DATES | Sorti le 26 juin 2021 | Publié le mercredi 28 juillet 2021
ET ALORS | L’histoire discrète cet album, le tout premier de Thee Hyphen, projet pré-Celluloide, vire carrément à la saga avec la sortie de cette version entièrement remasterisée. Pour d’obscures raisons, le disque fut inconsciemment sabordé par l’ajout d’effets métalliques malheureux sur le chant lors de sa sortie confidentielle en 1994. Il serait d’ailleurs probablement resté méconnu si les bandes originales n’avaient pas refait surface l’an dernier. Et c’est un retour vers le futur que tente aujourd’hui l’album qui sonne plus contemporain que jamais, après un nettoyage en règle assorti de nouveaux mixage et mastering. Et parce qu’on y entend de belles machines analogiques tourner à plein régime, parce que le chant s’est clairement humanisé avec des harmonies uniques, parce que chaque son est placé avec la précision d’un orfèvre, et enfin parce qu’on y retrouve une version si élégante de la ritournelle la plus entêtante de Celluloide en intro de "This Aching Kiss", on réalise soudain qu’avec cette version 2.0, Thee Hyphen s’offre un bond dans le présent, auquel appartient sans l’ombre d’un doute sa solide dark pop électronique sans concession, passionnée et flamboyante. Vous l’avez manqué à l’époque ? Ne ratez surtout pas sa mise à jour !

Gnome & Spybey
"The Seventh Seal"

"The Seventh Seal"
[Ant-Zen]
par Bertrand Hamonou
DATES | Sorti le 7 avril 2021 | Publié le vendredi 16 juillet 2021
ET ALORS | Pour un peu, nous passions à côté du septième album de Gnome & Spybey, sorti début avril, "The Seventh Seal". Le disque crée la surprise puisqu’il s’agit du premier album que le duo réalise avec autant de vocaux au premier plan.

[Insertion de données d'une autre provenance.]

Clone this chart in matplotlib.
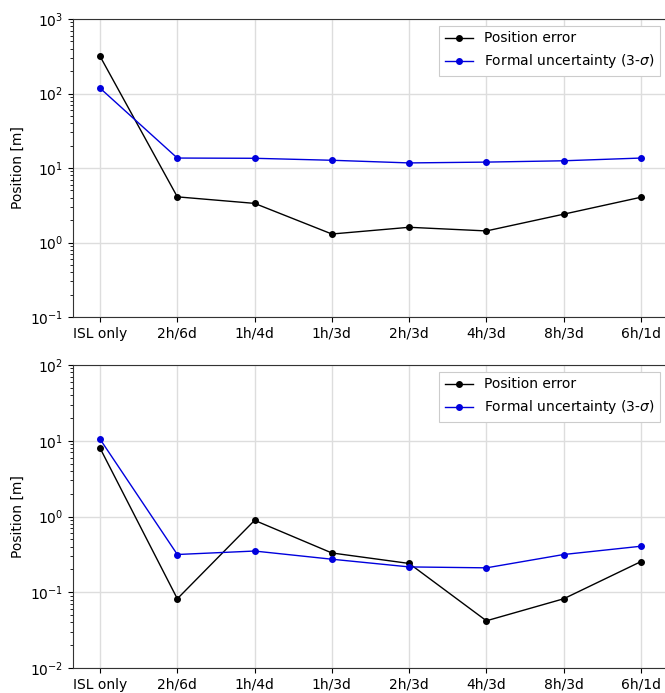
import matplotlib
matplotlib.use("Agg")
import matplotlib.pyplot as plt
import numpy as np

categories = ["ISL only", "2h/6d", "1h/4d", "1h/3d", "2h/3d", "4h/3d", "8h/3d", "6h/1d"]

top_error = [316, 4.1, 3.35, 1.3, 1.6, 1.43, 2.4, 4.05]
top_formal = [118, 13.6, 13.5, 12.7, 11.7, 12.0, 12.5, 13.6]

bot_error = [8.0, 0.082, 0.89, 0.33, 0.24, 0.042, 0.082, 0.254]
bot_formal = [10.5, 0.315, 0.35, 0.273, 0.216, 0.21, 0.315, 0.405]

fig = plt.figure(figsize=(6.65, 6.93), dpi=100)
W, H = 665, 693

def make_ax(top_px, bot_px):
    left_px, right_px = 73, 668
    return fig.add_axes([left_px / W, 1 - bot_px / H, (right_px - left_px) / W, (bot_px - top_px) / H])

ax1 = make_ax(19, 317)
ax2 = make_ax(365, 668)

x = np.arange(len(categories))
for ax, err, frm, ylim in [(ax1, top_error, top_formal, (1e-1, 1e3)),
                           (ax2, bot_error, bot_formal, (1e-2, 1e2))]:
    ax.plot(x, err, color="black", marker="o", markersize=4, linewidth=1.0, label="Position error")
    ax.plot(x, frm, color="#0000dd", marker="o", markersize=4, linewidth=1.0, label=r"Formal uncertainty (3-$\sigma$)")
    ax.set_yscale("log")
    ax.set_ylim(*ylim)
    ax.set_xlim(-0.35, len(categories) - 1 + 0.35)
    ax.set_xticks(x)
    ax.set_xticklabels(categories)
    ax.set_ylabel("Position [m]", fontsize=10)
    ax.tick_params(labelsize=10)
    ax.grid(True, which="major", color="#dddddd", linewidth=1.0)
    ax.set_axisbelow(True)
    for s in ax.spines.values():
        s.set_color("#333333")
    leg = ax.legend(loc="upper right", fontsize=10, framealpha=1.0, fancybox=False,
                    edgecolor="#cccccc", bbox_to_anchor=(1 - 1 / 595, 1.0))
    leg.get_frame().set_linewidth(0.8)

fig.savefig("out.png", dpi=100)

Parler de chansons serait cependant un raccourci trop rapide, un amalgame un poil osé, pour ce qui relève plutôt du spoken words assez proche des travaux de Coil période "Astral Disaster" et "Musick to Play in the Dark". On découvre alors que le timbre de Mark Spybey est ici très proche de celui de John Balance, une bénédiction qui ne gâche rien à l’affaire, et ses paroles fantomatiques, comme capturées entre deux mondes et pour la première fois propulsées au premier plan, installent une dualité et un réconfort, dans cet océan d’ambient électronique un rien angoissante. Rarement au sein de ses autres projets Beehatch, Dead Voices on Air ou plus récemment en compagnie d’Anatoly Grinberg, Mark Spybey ne nous avait semblé aussi accessible : c’est une première tellement réussie que l’on en redemande déjà.

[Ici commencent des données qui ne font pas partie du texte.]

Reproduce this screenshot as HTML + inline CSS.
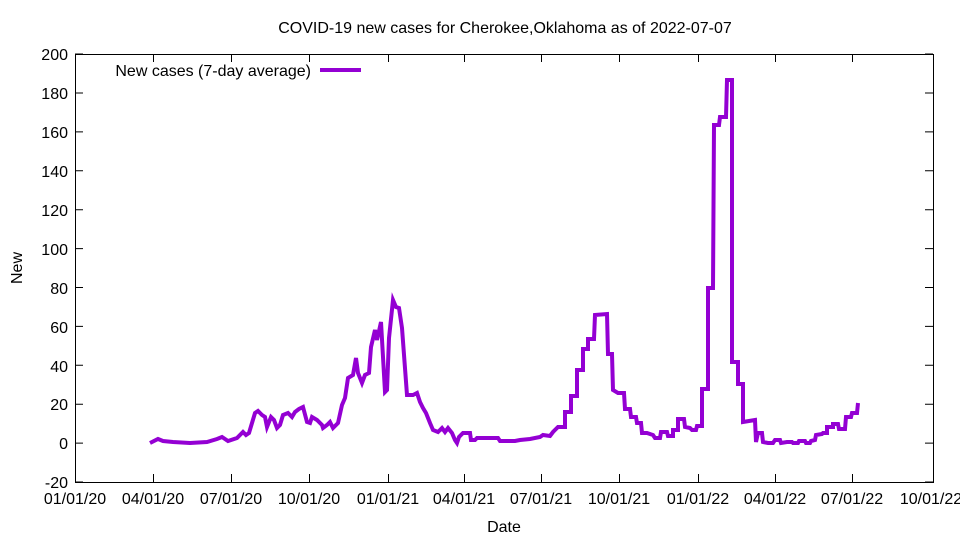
<!DOCTYPE html>
<html><head><meta charset="utf-8"><style>
body{margin:0;background:#fff;}
svg{display:block;font-family:"Liberation Sans",sans-serif;font-size:16px;}
</style></head><body>
<svg width="960" height="540" xmlns="http://www.w3.org/2000/svg">
<rect width="960" height="540" fill="#fff"/>
<text x="505" y="33" text-anchor="middle">COVID-19 new cases for Cherokee,Oklahoma as of 2022-07-07</text>
<g stroke="#000" stroke-width="1" fill="none">
<rect x="75.5" y="54.5" width="858" height="428"/>
<path d="M75 443.1h8M925 443.1h8 M75 404.2h8M925 404.2h8 M75 365.3h8M925 365.3h8 M75 326.4h8M925 326.4h8 M75 287.5h8M925 287.5h8 M75 248.6h8M925 248.6h8 M75 209.7h8M925 209.7h8 M75 170.8h8M925 170.8h8 M75 131.9h8M925 131.9h8 M75 93h8M925 93h8 M75 482h8M925 482h8 M75 54h8M925 54h8"/>
<path d="M153.5 482v-8M153.5 54v8 M231.5 482v-8M231.5 54v8 M309.5 482v-8M309.5 54v8 M388.5 482v-8M388.5 54v8 M464.5 482v-8M464.5 54v8 M541.5 482v-8M541.5 54v8 M619.5 482v-8M619.5 54v8 M698.5 482v-8M698.5 54v8 M775.5 482v-8M775.5 54v8 M852.5 482v-8M852.5 54v8"/>
</g>
<g text-anchor="end">
<text x="68" y="60">200</text><text x="68" y="99">180</text><text x="68" y="138">160</text><text x="68" y="177">140</text><text x="68" y="216">120</text><text x="68" y="255">100</text><text x="68" y="294">80</text><text x="68" y="333">60</text><text x="68" y="372">40</text><text x="68" y="410">20</text><text x="68" y="449">0</text><text x="68" y="488">-20</text>
</g>
<g text-anchor="middle">
<text x="75" y="504">01/01/20</text><text x="153" y="504">04/01/20</text><text x="231" y="504">07/01/20</text><text x="309" y="504">10/01/20</text><text x="388" y="504">01/01/21</text><text x="464" y="504">04/01/21</text><text x="541" y="504">07/01/21</text><text x="619" y="504">10/01/21</text><text x="698" y="504">01/01/22</text><text x="775" y="504">04/01/22</text><text x="852" y="504">07/01/22</text><text x="931" y="504">10/01/22</text>
<text x="504" y="532">Date</text>
</g>
<text transform="translate(22,268) rotate(-90)" text-anchor="middle">New</text>
<text x="311" y="76" text-anchor="end">New cases (7-day average)</text>
<line x1="320" y1="70" x2="361" y2="70" stroke="#9400d3" stroke-width="4"/>
<polyline fill="none" stroke="#9400d3" stroke-width="4" stroke-linejoin="miter" points="150,443 158,439 163,441 173,442 190,443 207,442 217,439 222,437 228,441 237,438 243,432 246,435 249,433 255,413 258,411 262,415 265,417 267,427 271,417 274,420 277,428 280,425 283,415 288,413 292,417 295,412 299,409 303,407 307,422 310,423 312,417 317,420 322,425 323,428 327,425 330,422 333,428 338,423 342,405 345,398 348,378 353,375 356,358 358,373 362,383 365,375 369,373 371,347 375,330 377,340 381,322 385,392 387,390 389,338 393,300 396,307 399,308 402,328 407,395 413,395 417,393 420,402 423,408 426,413 430,423 433,430 438,432 442,428 445,432 448,428 452,433 455,440 457,443 459,437 463,433 470,433 471,440 475,440 477,438 498,438 500,441 515,441 520,440 530,439 540,437 543,435 550,436 553,432 558,427 565,427 565,412 571,412 571,396 577,396 577,370 583,370 583,349 588,349 588,339 594,339 595,315 607,314 608,354 612,354 613,390 618,393 624,393 625,409 630,409 631,417 636,417 637,423 641,423 642,433 647,433 653,435 655,438 660,438 661,432 667,432 668,436 673,436 673,430 678,430 678,419 684,419 685,427 690,428 692,430 696,430 697,426 702,426 702,389 708,389 708,288 713,288 714,125 719,125 720,117 726,117 727,80 732,80 732,362 738,362 738,384 743,384 743,422 755,420 756,442 758,433 762,433 763,442 768,443 773,443 775,440 780,440 781,443 787,442 792,442 793,443 798,443 799,441 805,441 806,443 810,443 811,441 815,440 816,435 822,434 823,433 827,433 827,427 833,427 833,424 838,424 839,429 845,429 846,417 851,417 852,413 857,413 858,403"/>
</svg>
</body></html>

Lisa Gerrard & Jules Maxwell
"Burn"

"Burn"
DATES | sorti le 7 mai 2021 | Publié le lundi 12 juillet 2021
ET ALORS | La pochette pourrait faire penser à celle de la bande originale d’un documentaire animalier ou d’un film, un exercice auquel Lisa Gerrard se plie régulièrement depuis plus de vingt ans, il n’y a cependant pas de connexion au septième art ici. "Burn" est bel et bien le nouvel album studio de Lisa Gerrard, cette fois épaulée par le compositeur Jules Maxwell, également claviériste de de Dead Can Dance en live. Ce nouveau disque rappelle justement le groupe avec son brassage occasionnel de voix, féminine et masculine, Jules Maxwell remplaçant honorablement Brendan Perry à ce poste. Trois ans après "Dionysus", disque franchement raté auquel la chanteuse s’était associée à contre-coeur, "Burn" est une très belle revanche. Électronica et world music se mêlent avec extrême justesse, le disque s’affirme au fil des écoutes clairement plus accessible que les précédents opus de l’Australienne, trop souvent versés dans le sacré. Si la moitié des chansons possède malgré tout cette emphase propre aux génériques de fin, les mélodies sont bien plus aériennes que plombées, et avec ses belles percussions, "Burn" est sans conteste l’album le plus chaleureux et le plus lumineux de la discographie de Lisa Gerrard. À ne surtout pas manquer.